Monday, December 10, 2007

A Call for Background Checks

The Indianapolis office of the Salvation Army said that recent allegations about a volunteer’s theft won’t change the way they screen volunteers for the holiday season.

Salvation Army volunteer Sean Sayers was arrested for stealing from the Wal-Mart where he was volunteering as a bell ringer, which violated his probation on a previous stealing charge.

"It always makes me sad," said Major Richard Hartman of the Salvation Army about the Anderson case. "You don't have to steal."

The allegations however, won’t change the way the Christian charity organization screens for volunteers and officials say they won’t probe any deeper into the personal lives of those already volunteering.
The fact that a number of bell ringers are placed there as punishment by the courts, would lead some to think that a background check would be an obvious step, but that’s not the way the SA sees it.

Major Hartman says he's “reluctant to offend” the volunteers and the paid employees who offer their help, not to mention the dent it might make in donations.
"You know, they're helping us out," he said. "I just think it would be prohibitive to do a background check on everyone that rings a bell for us."

"Most of them are pretty good joes," he said.

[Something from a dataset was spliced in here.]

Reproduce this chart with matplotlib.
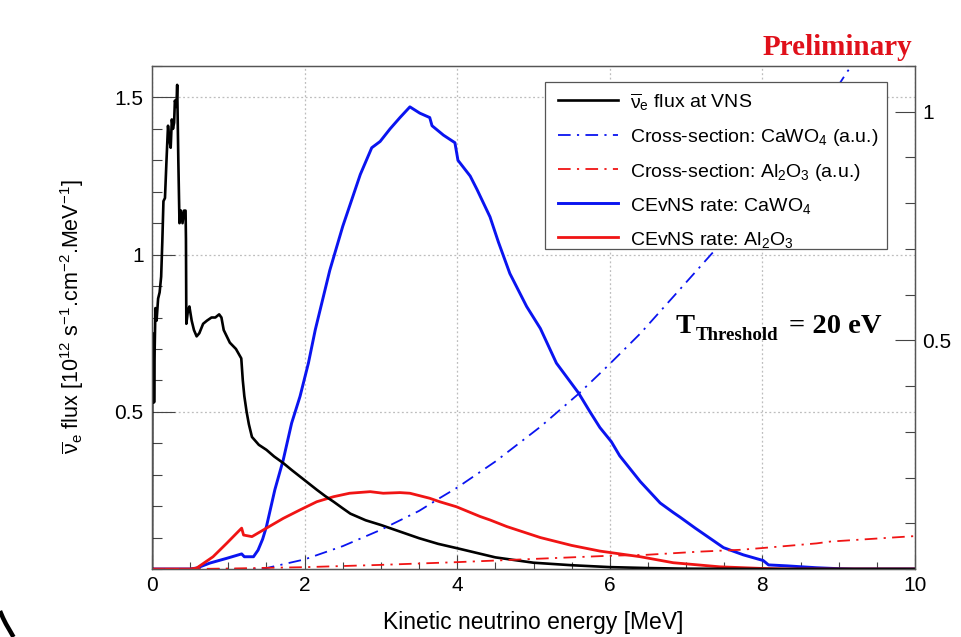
import matplotlib
matplotlib.use("Agg")
import matplotlib.pyplot as plt
from matplotlib.lines import Line2D
from matplotlib.patches import Rectangle
from matplotlib.ticker import MultipleLocator, FixedLocator

plt.rcParams['font.family'] = ['Liberation Sans', 'DejaVu Sans']
plt.rcParams['mathtext.fontset'] = 'custom'
plt.rcParams['mathtext.rm'] = 'Liberation Sans'
plt.rcParams['mathtext.it'] = 'Liberation Sans:italic'
plt.rcParams['mathtext.bf'] = 'Liberation Sans:bold'

# ---------------- data ----------------
flux_E = [0.0, 0.003, 0.008, 0.013, 0.02, 0.027, 0.035, 0.045, 0.06, 0.08, 0.10, 0.12,
          0.135, 0.15, 0.17, 0.19, 0.21, 0.225, 0.245, 0.26, 0.275, 0.29, 0.30, 0.32,
          0.33, 0.345, 0.36, 0.38, 0.40, 0.42, 0.44, 0.445, 0.45, 0.47, 0.49, 0.52,
          0.55, 0.585, 0.62, 0.67, 0.72, 0.78, 0.83, 0.88, 0.91, 0.94, 0.98, 1.02,
          1.10, 1.17, 1.19, 1.21, 1.24, 1.27, 1.31, 1.40, 1.50, 1.60, 1.72, 1.83,
          1.94, 2.05, 2.16, 2.27, 2.38, 2.50, 2.60, 2.80, 3.00, 3.25, 3.50, 3.75,
          4.00, 4.50, 5.00, 5.50, 6.00, 6.50, 7.00, 7.50, 8.00, 9.00, 10.0]
flux_V = [0.0, 0.55, 0.75, 0.58, 0.72, 0.53, 0.70, 0.83, 0.79, 0.86, 0.88, 0.93,
          1.04, 1.17, 1.18, 1.30, 1.41, 1.37, 1.34, 1.43, 1.40, 1.42, 1.49, 1.47,
          1.54, 1.30, 1.10, 1.14, 1.10, 1.14, 1.14, 1.05, 0.78, 0.82, 0.835, 0.79,
          0.76, 0.74, 0.75, 0.78, 0.79, 0.80, 0.80, 0.81, 0.80, 0.76, 0.74, 0.72,
          0.70, 0.67, 0.60, 0.55, 0.50, 0.46, 0.42, 0.395, 0.379, 0.358, 0.337, 0.315,
          0.294, 0.273, 0.252, 0.232, 0.214, 0.193, 0.176, 0.155, 0.140, 0.119, 0.098, 0.080,
          0.066, 0.037, 0.020, 0.012, 0.006, 0.003, 0.001, 0.0005, 0.0, 0.0, 0.0]

rate_caw_E = [0.0, 0.50, 0.585, 0.76, 0.98, 1.175, 1.21, 1.33, 1.39, 1.45, 1.50, 1.61,
              1.72, 1.83, 1.94, 2.05, 2.14, 2.33, 2.50, 2.73, 2.88, 2.99, 3.12, 3.25,
              3.38, 3.51, 3.64, 3.67, 3.82, 3.97, 4.01, 4.17, 4.26, 4.43, 4.54, 4.69,
              4.91, 5.09, 5.30, 5.59, 5.74, 5.87, 6.02, 6.13, 6.40, 6.66, 6.83, 6.92,
              7.12, 7.49, 7.75, 8.01, 8.08, 8.32, 8.71, 9.00, 9.20, 10.0]
rate_caw_V = [0.0, 0.0, 0.003, 0.019, 0.034, 0.048, 0.039, 0.039, 0.060, 0.095, 0.135, 0.252,
              0.347, 0.464, 0.549, 0.655, 0.761, 0.950, 1.090, 1.255, 1.340, 1.360, 1.400, 1.436,
              1.470, 1.450, 1.436, 1.410, 1.380, 1.356, 1.300, 1.250, 1.207, 1.120, 1.040, 0.940,
              0.835, 0.765, 0.655, 0.560, 0.500, 0.450, 0.405, 0.360, 0.278, 0.210, 0.180, 0.165,
              0.130, 0.068, 0.045, 0.027, 0.013, 0.010, 0.004, 0.001, 0.0, 0.0]

rate_al_E = [0.0, 0.50, 0.585, 0.80, 0.98, 1.15, 1.175, 1.20, 1.31, 1.50, 1.72, 1.94,
             2.16, 2.38, 2.59, 2.86, 3.03, 3.25, 3.38, 3.64, 3.77, 3.99, 4.30, 4.43,
             4.65, 5.09, 5.50, 5.87, 6.40, 6.83, 7.44, 7.97, 8.30, 10.0]
rate_al_V = [0.0, 0.0, 0.003, 0.039, 0.082, 0.124, 0.130, 0.108, 0.103, 0.130, 0.161, 0.188,
             0.214, 0.230, 0.241, 0.246, 0.241, 0.243, 0.241, 0.225, 0.214, 0.198, 0.167, 0.156,
             0.135, 0.100, 0.075, 0.057, 0.039, 0.020, 0.007, 0.002, 0.0, 0.0]

xs_caw_E = [0.0, 1.30, 1.50, 2.00, 2.50, 2.99, 3.50, 3.77, 4.00, 4.50, 5.09, 5.59,
            5.96, 6.40, 6.83, 7.36, 8.00, 8.50, 9.11, 9.30]
xs_caw_V = [0.0, 0.0, 0.002, 0.021, 0.050, 0.085, 0.127, 0.155, 0.178, 0.235, 0.311, 0.383,
            0.442, 0.515, 0.595, 0.694, 0.822, 0.930, 1.087, 1.130]

xs_al_E = [0.0, 0.50, 1.00, 2.00, 3.00, 4.00, 5.00, 6.00, 6.48, 7.18, 7.71, 8.01, 8.71, 8.89, 10.0]
xs_al_V = [0.0, 0.0, 0.001, 0.004, 0.009, 0.015, 0.022, 0.029, 0.031, 0.038, 0.042, 0.046, 0.056, 0.060, 0.072]

x_ticks = [0, 2, 4, 6, 8, 10]
y_left_ticks = [0.5, 1.0, 1.5]
y_left_labels = ["0.5", "1", "1.5"]
y_right_ticks = [0.5, 1.0]
y_right_labels = ["0.5", "1"]

NUBAR = r"$\overline{\mathrm{\nu}}_{\mathrm{e}}$"
labels = [NUBAR + " flux at VNS",
          r"Cross-section: CaWO$_4$ (a.u.)",
          r"Cross-section: Al$_2$O$_3$ (a.u.)",
          r"CEvNS rate: CaWO$_4$",
          r"CEvNS rate: Al$_2$O$_3$"]

# ---------------- styles ----------------
W, H = 961, 637
BLUE = '#0a14f0'
RED = '#f01414'
dashdot = (0, (7, 3.5, 1.2, 3.5))
styles = [dict(color='black', lw=1.9, ls='-'),
          dict(color=BLUE, lw=1.3, ls=dashdot),
          dict(color=RED, lw=1.3, ls=dashdot),
          dict(color=BLUE, lw=2.1, ls='-'),
          dict(color=RED, lw=2.0, ls='-')]

def fx(x):
    return x / W

def fy(y):
    return 1 - y / H

fig = plt.figure(figsize=(W / 100, H / 100), dpi=100)
ax = fig.add_axes([fx(152), fy(569), (915 - 152) / W, (569 - 66) / H])
ax2 = ax.twinx()

ax.set_xlim(0, 10)
ax.set_ylim(0, 1.6)
ax2.set_ylim(0, 1.1)

ax.grid(True, which='major', color='#bdbdbd', ls=(0, (1.5, 2)), lw=0.9)

ax.plot(flux_E, flux_V, **styles[0], zorder=5)
ax.plot(rate_caw_E, rate_caw_V, **styles[3], zorder=4)
ax.plot(rate_al_E, rate_al_V, **styles[4], zorder=4)
ax2.plot(xs_caw_E, xs_caw_V, **styles[1])
ax2.plot(xs_al_E, xs_al_V, **styles[2])

# ticks
ax.set_xticks(x_ticks)
ax.set_xticklabels([str(t) for t in x_ticks])
ax.xaxis.set_minor_locator(MultipleLocator(0.5))
ax.set_yticks(y_left_ticks)
ax.set_yticklabels(y_left_labels)
ax.yaxis.set_minor_locator(MultipleLocator(0.1))
ax.tick_params(axis='x', which='major', direction='in', length=10, width=0.8,
               labelsize=15, pad=5, top=False, color='#444444')
ax.tick_params(axis='x', which='minor', direction='in', length=5, width=0.8,
               top=False, color='#444444')
ax.tick_params(axis='y', which='major', direction='in', length=16.5, width=0.8,
               labelsize=15, pad=6, right=False, color='#444444')
ax.tick_params(axis='y', which='minor', direction='in', length=7, width=0.8,
               right=False, color='#444444')

ax2.yaxis.set_major_locator(FixedLocator(y_right_ticks))
ax2.set_yticklabels(y_right_labels)
ax2.yaxis.set_minor_locator(MultipleLocator(0.1))
ax2.tick_params(axis='y', which='major', direction='in', length=14.5, width=0.8,
                labelsize=15, pad=5, color='#444444')
ax2.tick_params(axis='y', which='minor', direction='in', length=7, width=0.8,
                color='#444444')

for a in (ax, ax2):
    for s in a.spines.values():
        s.set_color('#555555')
        s.set_linewidth(0.9)

# axis titles
fig.text(fx(72), fy(317),
         NUBAR + r" flux [10$^{12}$ s$^{\mathrm{-1}}$.cm$^{\mathrm{-2}}$.MeV$^{\mathrm{-1}}$]",
         rotation=90, ha='center', va='center', fontsize=15.5)
fig.text(fx(533), fy(622), "Kinetic neutrino energy [MeV]",
         ha='center', va='center', fontsize=16.5)

# legend (drawn by hand in figure pixels)
fig.add_artist(Rectangle((fx(545), fy(249)), (887 - 545) / W, (249 - 82) / H,
                         transform=fig.transFigure, facecolor='white',
                         edgecolor='#555555', lw=0.9, zorder=10))
row_y = [100, 135, 169, 203, 237]
for i, (lab, st) in enumerate(zip(labels, styles)):
    y = row_y[i]
    fig.add_artist(Line2D([fx(558), fx(618)], [fy(y), fy(y)], transform=fig.transFigure,
                          zorder=11, **st))
    fig.text(fx(630), fy(y), lab, ha='left', va='center_baseline', fontsize=14, zorder=12)

# annotations
serif = ['Liberation Serif', 'DejaVu Serif']
fig.text(fx(676), fy(333), "T", family=serif, weight='bold', fontsize=20.5,
         ha='left', va='baseline')
fig.text(fx(696), fy(340), "Threshold", family=serif, weight='bold', fontsize=13.6,
         ha='left', va='baseline')
fig.text(fx(882), fy(333), "= 20 eV", family=serif, weight='bold', fontsize=20.5,
         ha='right', va='baseline')
fig.text(fx(912), fy(55), "Preliminary", family=serif, weight='bold', fontsize=21,
         color='#e0101a', ha='right', va='baseline')

# dark corner arc from the screenshot
fig.add_artist(Line2D([fx(0), fx(3), fx(6), fx(9.5), fx(13.5)],
                      [fy(611), fy(618), fy(624), fy(630), fy(637)],
                      transform=fig.transFigure, color='black', lw=3.2,
                      solid_capstyle='butt'))

fig.savefig("out.png", dpi=100)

But what about the ones that aren’t pretty good joes? Call me crazy, but if someone were dressed up like Santa Claus ringing a bell for charity outside of a department store all winter long, I’d want to know if he (or she) were a sex offender, a thief, a felon, drug addict, etc. I think that background checks are cost effective enough that the danger far outweighs the price. Charity organizations have a responsibility to the public to make sure they’re not putting people in danger.